I’m a Man di Bo Diddley, What Is This Thing Called Love di Sidney Bechet e poi la trascinante e divertente Candela, dal repertorio del Buena Vista Social Club.

È la colonna sonora, rigorosamente diegetica (Timothy Spall combatte la propria apatica sofferenza con la sua radio), a dirci cos’è The Party: un dramma borghese sulla disfatta maschile nella modernità.

Ganz, Murphy e Spall sono degli sconfitti, di fronte a donne con contraddizioni e caratteri troppo forti per non rimanerne succubi – che brave Scott Thomas e Clarkson, ottime anche Jones e Mortimer. È una satira sociale elegante e spiazzante, la tragicomica discesa agli inferi di chi ha sempre finto di essere felice e realizzato.

Sally Potter abbandona la sua britannica ossessione per la Seconda Guerra Mondiale e ci offre un racconto di impianto teatrale – persino troppo, a volte -, in cui i dialoghi raffinati e le prove degli attori puntellano una regia essenziale e una fotografia in bianco e nero, che all’inizio appare forzata, e alla fine senti addosso come un vestito su misura.

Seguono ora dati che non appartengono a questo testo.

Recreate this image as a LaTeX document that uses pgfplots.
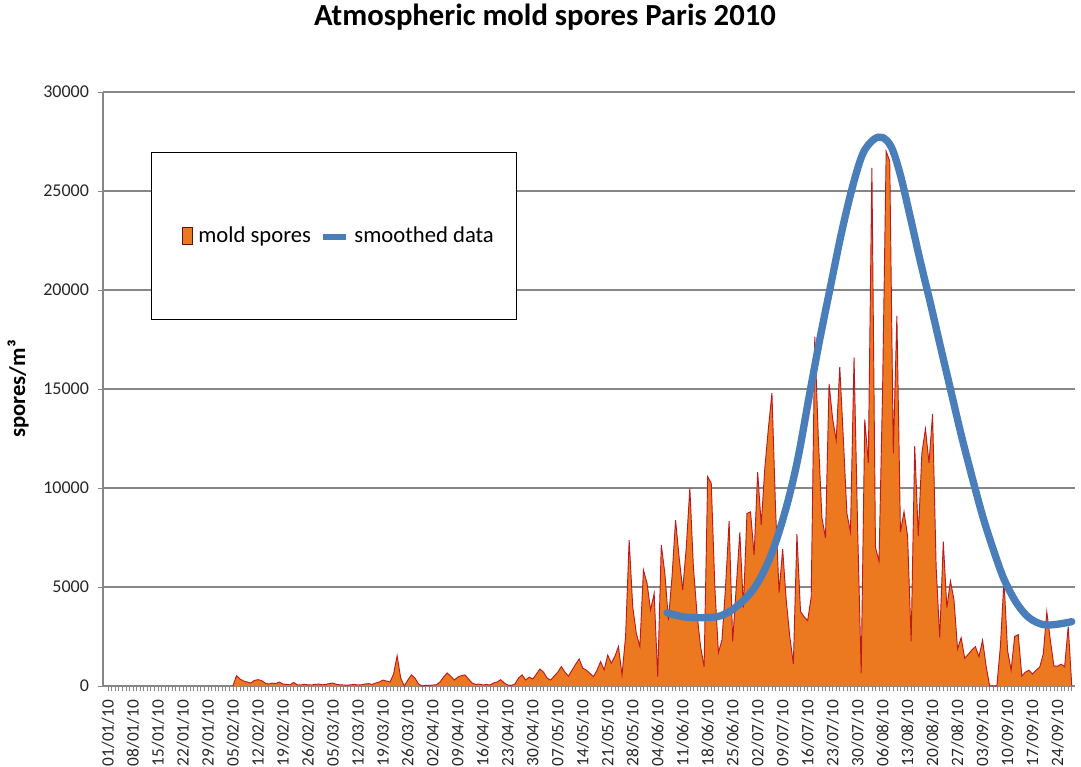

Rispetto ai drammi da camera scandinavi, a cui somiglia, la Potter si diverte a spogliare delle loro ipocrisie e dei loro riti questi benpensanti benestanti, lasciandoli alla mercé dei loro grotteschi sentimenti, delle loro ridicole paure.

Alla fine la domanda è sempre la stessa: siamo uomini o topi? Quelli persi in piani sconclusionati e nelle vite sbagliate di Robert Burns (citati da Steinbeck nella sua opera più bella), o solo gli spensierati protagonisti di Candela.